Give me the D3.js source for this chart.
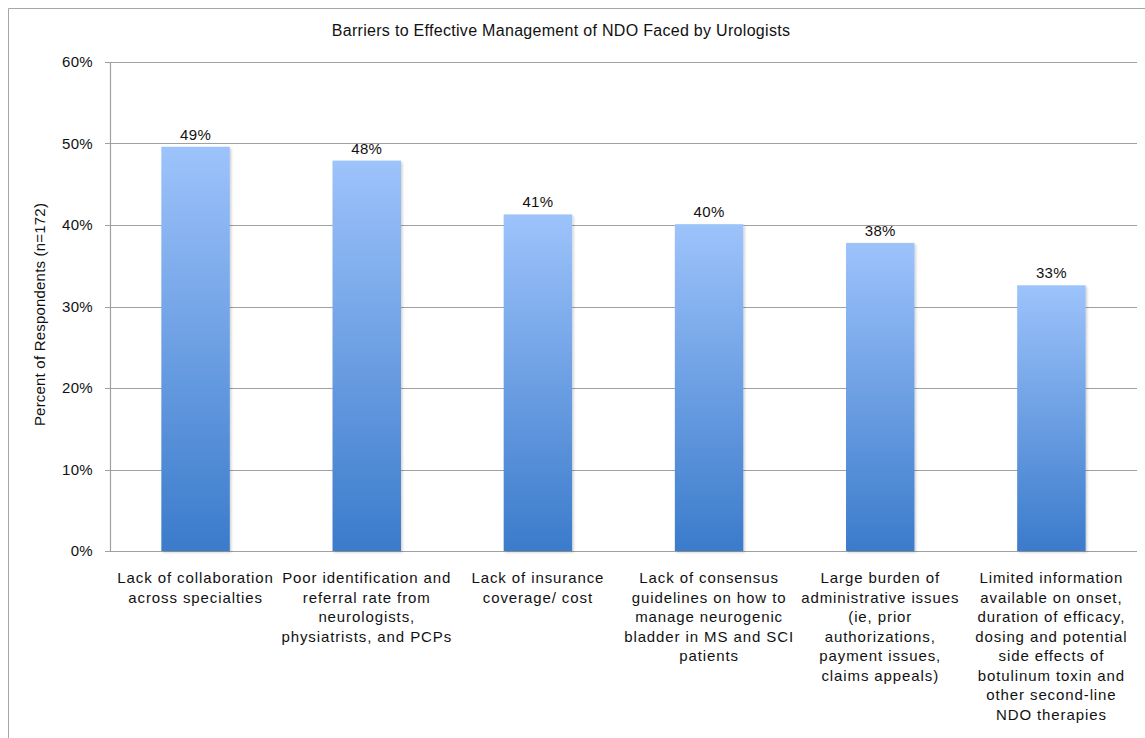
<!DOCTYPE html>
<html>
<head>
<meta charset="utf-8">
<script src="https://cdn.jsdelivr.net/npm/d3@7"></script>
<style>
  html, body { margin: 0; padding: 0; background: #fff; overflow: hidden; }
  svg { display: block; overflow: visible; }
  text { font-family: "Liberation Sans", Arial, sans-serif; fill: #111; }
</style>
</head>
<body>
<div id="chart"></div>
<script>
// data
const categories = [
    ["Lack of collaboration", "across specialties"],
    ["Poor identification and", "referral rate from", "neurologists,", "physiatrists, and PCPs"],
    ["Lack of insurance", "coverage/ cost"],
    ["Lack of consensus", "guidelines on how to", "manage neurogenic", "bladder in MS and SCI", "patients"],
    ["Large burden of", "administrative issues", "(ie, prior", "authorizations,", "payment issues,", "claims appeals)"],
    ["Limited information", "available on onset,", "duration of efficacy,", "dosing and potential", "side effects of", "botulinum toxin and", "other second-line", "NDO therapies"]
];
const values = [49.6, 47.9, 41.3, 40.1, 37.8, 32.6];
const valueLabels = ["49%", "48%", "41%", "40%", "38%", "33%"];
const yTicks = [0, 10, 20, 30, 40, 50, 60];

const width = 1145, height = 738;
const margin = { top: 62, right: 8, bottom: 187, left: 110 };
const innerWidth = width - margin.left - margin.right;
const innerHeight = height - margin.top - margin.bottom;

const svg = d3.select("#chart")
    .append("svg")
    .attr("width", width)
    .attr("height", height)
    .attr("viewBox", `0 0 ${width} ${height}`);

// outer frame
svg.append("path")
    .attr("d", `M8.5,${height} V8.5 H${width}`)
    .attr("fill", "none")
    .attr("stroke", "#a6a6a6")
    .attr("stroke-width", 1);

const defs = svg.append("defs");
const grad = defs.append("linearGradient")
    .attr("id", "barGrad")
    .attr("x1", 0).attr("y1", 0).attr("x2", 0).attr("y2", 1);
grad.append("stop").attr("offset", "0%").attr("stop-color", "#9dc3fb");
grad.append("stop").attr("offset", "100%").attr("stop-color", "#3b7bcb");

const shadow = defs.append("filter").attr("id", "shadow")
    .attr("x", "-10%").attr("y", "-10%").attr("width", "130%").attr("height", "130%");
shadow.append("feDropShadow")
    .attr("dx", 1.5).attr("dy", 1.5).attr("stdDeviation", 1.2)
    .attr("flood-color", "#000").attr("flood-opacity", 0.18);

const innerChart = svg.append("g")
    .attr("transform", `translate(${margin.left}, ${margin.top})`);

const xScale = d3.scaleBand()
    .domain(d3.range(categories.length))
    .range([0, innerWidth])
    .paddingInner(0.6)
    .paddingOuter(0.3);

const yScale = d3.scaleLinear()
    .domain([0, 60])
    .range([innerHeight, 0]);

// gridlines
innerChart.append("g")
    .selectAll("line")
    .data(yTicks)
    .join("line")
    .attr("x1", -5)
    .attr("x2", innerWidth)
    .attr("y1", d => Math.round(yScale(d)) + 0.5)
    .attr("y2", d => Math.round(yScale(d)) + 0.5)
    .attr("stroke", "#a0a0a0")
    .attr("stroke-width", 1.2);

// y axis line
innerChart.append("line")
    .attr("x1", 0.5).attr("x2", 0.5)
    .attr("y1", yScale(60)).attr("y2", innerHeight)
    .attr("stroke", "#a0a0a0")
    .attr("stroke-width", 1.2);

// y tick labels
innerChart.append("g")
    .selectAll("text")
    .data(yTicks)
    .join("text")
    .attr("x", -17)
    .attr("y", d => yScale(d))
    .attr("dy", "0.35em")
    .attr("text-anchor", "end")
    .attr("font-size", 15)
    .attr("letter-spacing", 0.3)
    .text(d => d + "%");

// bars
innerChart.selectAll("rect.bar")
    .data(values)
    .join("rect")
    .attr("class", "bar")
    .attr("x", (d, i) => xScale(i))
    .attr("y", d => yScale(d))
    .attr("width", xScale.bandwidth())
    .attr("height", d => innerHeight - yScale(d))
    .attr("fill", "url(#barGrad)")
    .attr("filter", "url(#shadow)");

// value labels
innerChart.selectAll("text.val")
    .data(values)
    .join("text")
    .attr("class", "val")
    .attr("x", (d, i) => xScale(i) + xScale.bandwidth() / 2)
    .attr("y", d => yScale(d) - 7)
    .attr("text-anchor", "middle")
    .attr("font-size", 15)
    .attr("letter-spacing", 0.3)
    .text((d, i) => valueLabels[i]);

// category labels, one text per wrapped line
const catLines = categories.flatMap((lines, i) =>
    lines.map((line, j) => ({ i, j, line })));

innerChart.selectAll("text.cat")
    .data(catLines)
    .join("text")
    .attr("class", "cat")
    .attr("text-anchor", "middle")
    .attr("font-size", 15)
    .attr("letter-spacing", 0.9)
    .attr("x", d => xScale(d.i) + xScale.bandwidth() / 2)
    .attr("y", d => innerHeight + 32 + d.j * 19.5)
    .text(d => d.line);

// title
svg.append("text")
    .attr("x", 561)
    .attr("y", 36)
    .attr("text-anchor", "middle")
    .attr("font-size", 16)
    .attr("letter-spacing", 0.3)
    .text("Barriers to Effective Management of NDO Faced by Urologists");

// y axis label
svg.append("text")
    .attr("transform", `translate(45, ${margin.top + innerHeight / 2 + 8}) rotate(-90)`)
    .attr("text-anchor", "middle")
    .attr("font-size", 15)
    .attr("letter-spacing", 0.2)
    .text("Percent of Respondents (n=172)");
</script>
</body>
</html>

TASK REQUIREMENTS:
Retype the listing exactly. Pictures do not belong in the copy.

CORRECT RESPONSE:
Give me the D3.js source for this chart.
<!DOCTYPE html>
<html>
<head>
<meta charset="utf-8">
<script src="https://cdn.jsdelivr.net/npm/d3@7"></script>
<style>
  html, body { margin: 0; padding: 0; background: #fff; overflow: hidden; }
  svg { display: block; overflow: visible; }
  text { font-family: "Liberation Sans", Arial, sans-serif; fill: #111; }
</style>
</head>
<body>
<div id="chart"></div>
<script>
// data
const categories = [
    ["Lack of collaboration", "across specialties"],
    ["Poor identification and", "referral rate from", "neurologists,", "physiatrists, and PCPs"],
    ["Lack of insurance", "coverage/ cost"],
    ["Lack of consensus", "guidelines on how to", "manage neurogenic", "bladder in MS and SCI", "patients"],
    ["Large burden of", "administrative issues", "(ie, prior", "authorizations,", "payment issues,", "claims appeals)"],
    ["Limited information", "available on onset,", "duration of efficacy,", "dosing and potential", "side effects of", "botulinum toxin and", "other second-line", "NDO therapies"]
];
const values = [49.6, 47.9, 41.3, 40.1, 37.8, 32.6];
const valueLabels = ["49%", "48%", "41%", "40%", "38%", "33%"];
const yTicks = [0, 10, 20, 30, 40, 50, 60];

const width = 1145, height = 738;
const margin = { top: 62, right: 8, bottom: 187, left: 110 };
const innerWidth = width - margin.left - margin.right;
const innerHeight = height - margin.top - margin.bottom;

const svg = d3.select("#chart")
    .append("svg")
    .attr("width", width)
    .attr("height", height)
    .attr("viewBox", `0 0 ${width} ${height}`);

// outer frame
svg.append("path")
    .attr("d", `M8.5,${height} V8.5 H${width}`)
    .attr("fill", "none")
    .attr("stroke", "#a6a6a6")
    .attr("stroke-width", 1);

const defs = svg.append("defs");
const grad = defs.append("linearGradient")
    .attr("id", "barGrad")
    .attr("x1", 0).attr("y1", 0).attr("x2", 0).attr("y2", 1);
grad.append("stop").attr("offset", "0%").attr("stop-color", "#9dc3fb");
grad.append("stop").attr("offset", "100%").attr("stop-color", "#3b7bcb");

const shadow = defs.append("filter").attr("id", "shadow")
    .attr("x", "-10%").attr("y", "-10%").attr("width", "130%").attr("height", "130%");
shadow.append("feDropShadow")
    .attr("dx", 1.5).attr("dy", 1.5).attr("stdDeviation", 1.2)
    .attr("flood-color", "#000").attr("flood-opacity", 0.18);

const innerChart = svg.append("g")
    .attr("transform", `translate(${margin.left}, ${margin.top})`);

const xScale = d3.scaleBand()
    .domain(d3.range(categories.length))
    .range([0, innerWidth])
    .paddingInner(0.6)
    .paddingOuter(0.3);

const yScale = d3.scaleLinear()
    .domain([0, 60])
    .range([innerHeight, 0]);

// gridlines
innerChart.append("g")
    .selectAll("line")
    .data(yTicks)
    .join("line")
    .attr("x1", -5)
    .attr("x2", innerWidth)
    .attr("y1", d => Math.round(yScale(d)) + 0.5)
    .attr("y2", d => Math.round(yScale(d)) + 0.5)
    .attr("stroke", "#a0a0a0")
    .attr("stroke-width", 1.2);

// y axis line
innerChart.append("line")
    .attr("x1", 0.5).attr("x2", 0.5)
    .attr("y1", yScale(60)).attr("y2", innerHeight)
    .attr("stroke", "#a0a0a0")
    .attr("stroke-width", 1.2);

// y tick labels
innerChart.append("g")
    .selectAll("text")
    .data(yTicks)
    .join("text")
    .attr("x", -17)
    .attr("y", d => yScale(d))
    .attr("dy", "0.35em")
    .attr("text-anchor", "end")
    .attr("font-size", 15)
    .attr("letter-spacing", 0.3)
    .text(d => d + "%");

// bars
innerChart.selectAll("rect.bar")
    .data(values)
    .join("rect")
    .attr("class", "bar")
    .attr("x", (d, i) => xScale(i))
    .attr("y", d => yScale(d))
    .attr("width", xScale.bandwidth())
    .attr("height", d => innerHeight - yScale(d))
    .attr("fill", "url(#barGrad)")
    .attr("filter", "url(#shadow)");

// value labels
innerChart.selectAll("text.val")
    .data(values)
    .join("text")
    .attr("class", "val")
    .attr("x", (d, i) => xScale(i) + xScale.bandwidth() / 2)
    .attr("y", d => yScale(d) - 7)
    .attr("text-anchor", "middle")
    .attr("font-size", 15)
    .attr("letter-spacing", 0.3)
    .text((d, i) => valueLabels[i]);

// category labels, one text per wrapped line
const catLines = categories.flatMap((lines, i) =>
    lines.map((line, j) => ({ i, j, line })));

innerChart.selectAll("text.cat")
    .data(catLines)
    .join("text")
    .attr("class", "cat")
    .attr("text-anchor", "middle")
    .attr("font-size", 15)
    .attr("letter-spacing", 0.9)
    .attr("x", d => xScale(d.i) + xScale.bandwidth() / 2)
    .attr("y", d => innerHeight + 32 + d.j * 19.5)
    .text(d => d.line);

// title
svg.append("text")
    .attr("x", 561)
    .attr("y", 36)
    .attr("text-anchor", "middle")
    .attr("font-size", 16)
    .attr("letter-spacing", 0.3)
    .text("Barriers to Effective Management of NDO Faced by Urologists");

// y axis label
svg.append("text")
    .attr("transform", `translate(45, ${margin.top + innerHeight / 2 + 8}) rotate(-90)`)
    .attr("text-anchor", "middle")
    .attr("font-size", 15)
    .attr("letter-spacing", 0.2)
    .text("Percent of Respondents (n=172)");
</script>
</body>
</html>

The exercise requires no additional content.